Fractures of Castroism

Citizens are becoming more aware of their rights and are demanding from the dictatorship the spaces that belong to them.

Several people close a street in Old Havana to protest after several days without drinking water in their homes, on 11 November 2023 / Felipe Borrego/EFE

14ymedio bigger14ymedio, Pedro Corzo, Miami, 8 June 2025 — Everything seems to indicate that the ironclad social control established in Cuba by brothers Fidel and Raúl Castro, inherited by the inept Miguel Diaz-Canel, is cracking, although it is fair to say that this is not exclusively a consequence of the opposition’s courage, but rather the chronic inefficiency of the system, which has accumulated endless failures and errors over 66 years.

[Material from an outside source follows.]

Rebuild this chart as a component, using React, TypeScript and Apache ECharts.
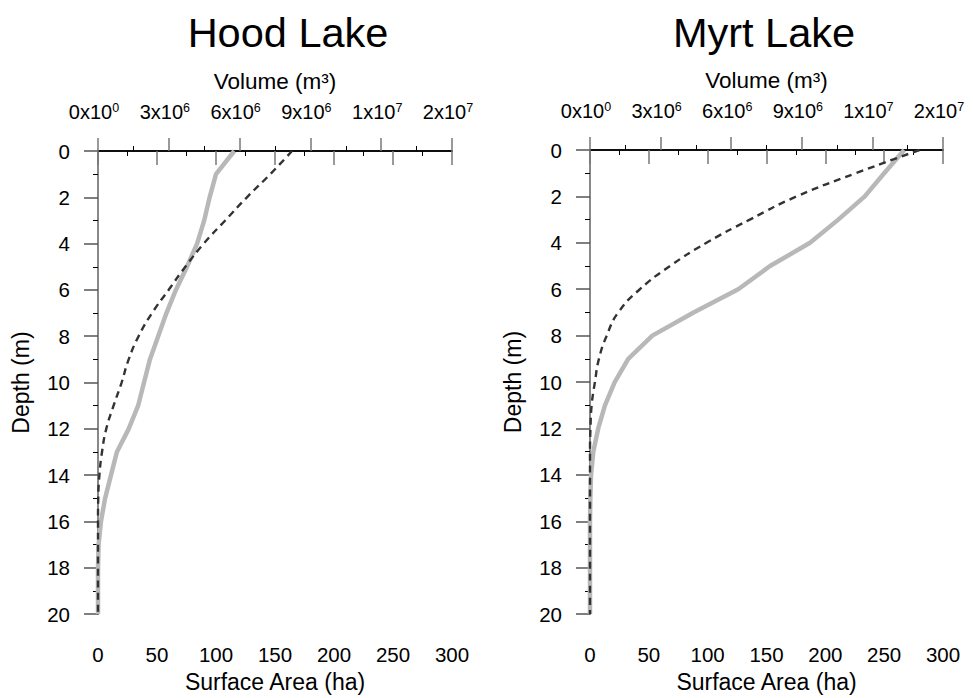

In a telephone conversation from Santa Clara, Guillermo Fariñas, 2010 Sakharov Prize winner and leader of the United Anti-Totalitarian Forum (Fantu), described how, despite the repression, which has resulted in the constant growth of the prison population for political reasons, citizens are developing a more precise awareness of their rights and demanding from the dictatorship the spaces that are theirs.

According to Fariñas, based on these demands, his organization has established a number of issues that activists promote in the queues that people are inevitably forced to stand in to resolve any situation, particularly those related to food and medicine.

One of the themes is the Castro regime’s unfulfilled promise to restore the 1940 Constitution, which guaranteed an open society with full respect for the rights of citizens. He told us that this is a case that is virtually unknown to younger generations, who have been submerged in complete ignorance of the past.

The immense majority of those who fought ’Castro-Communism’ in the initial years of the revolution and even afterwards, came from the revolutionary ranks.

Another issue that is brought up in the queues and discussed as if it were casual conversations is the farce that Fidel Castro embodied during the first months of the insurrection, denying that he intended to establish a communist regime, pointing out to people that the dictatorship was established with lies and false promises, an atmosphere that has been perpetuated over time.

The opposition leader, who is categorically prohibited from traveling to the nation’s capital, says that another issue that the militants in the queues is inciting violence, arguing that the Castro-led insurrection resorted to terrorism throughout its administration and that, consequently, they are morally invalidated from questioning anyone who resorts to intimidation to attack the government, since terrorism does not become good just because it promotes socialism.

Another interesting aspect that individuals in the ranks speak of as if by chance, is that the vast majority of those who fought Castro-communism in the initial years of the revolution and even afterward, came from the revolutionary ranks because they had been defrauded by the farce orchestrated by the Castros to perpetuate themselves in government.

The so-called internationalist missions in Africa are widely discussed, explaining to people that they were not genuine acts of solidarity, but rather Castro’s way of compensating for the economic and military aid coming from the Soviet Union, using Cubans as “cannon fodder,” sending them to fight on that continent where thousands of soldiers died and others were abandoned to the most extreme poverty.

The insurrection led by the Castros resorted to terrorism throughout its administration.

Two of the Castro regime’s biggest falsehoods are the free provision of medicine and education. Fantu activists point out that, since 1962, all workers have been directly deprived of 11.1% of their net wages, based on Decree-Law 147/1962. This deprivation also covers Social Security, a condition that does not make it a gift of totalitarianism.

The privileges in food and goods received by members of the Armed Forces and the Ministry of the Interior are addressed in the queues, in addition to the reasons that prevent the existence of other political parties. They add that the current energy crisis could have been avoided if, during the period of Chavismo’s rise in Venezuela (2001-2016), the enormous financial loans granted by Hugo Chávez for the remodeling of Cuban thermoelectric plants had been used.

Guillermo Fariñas says that several Fantu activists are in prison for bringing up these issues in the queues, including Oscar Sánchez Madan, political coordinator of the Fantu National Council and resident in the municipality of Matanzas, Pedro Luis Fernández Peralta, Fantu coordinator in the municipality of Diez de Octubre (Havana province), and Amaury Díaz García, municipal coordinator of Fantu in the city of Sancti Spíritus.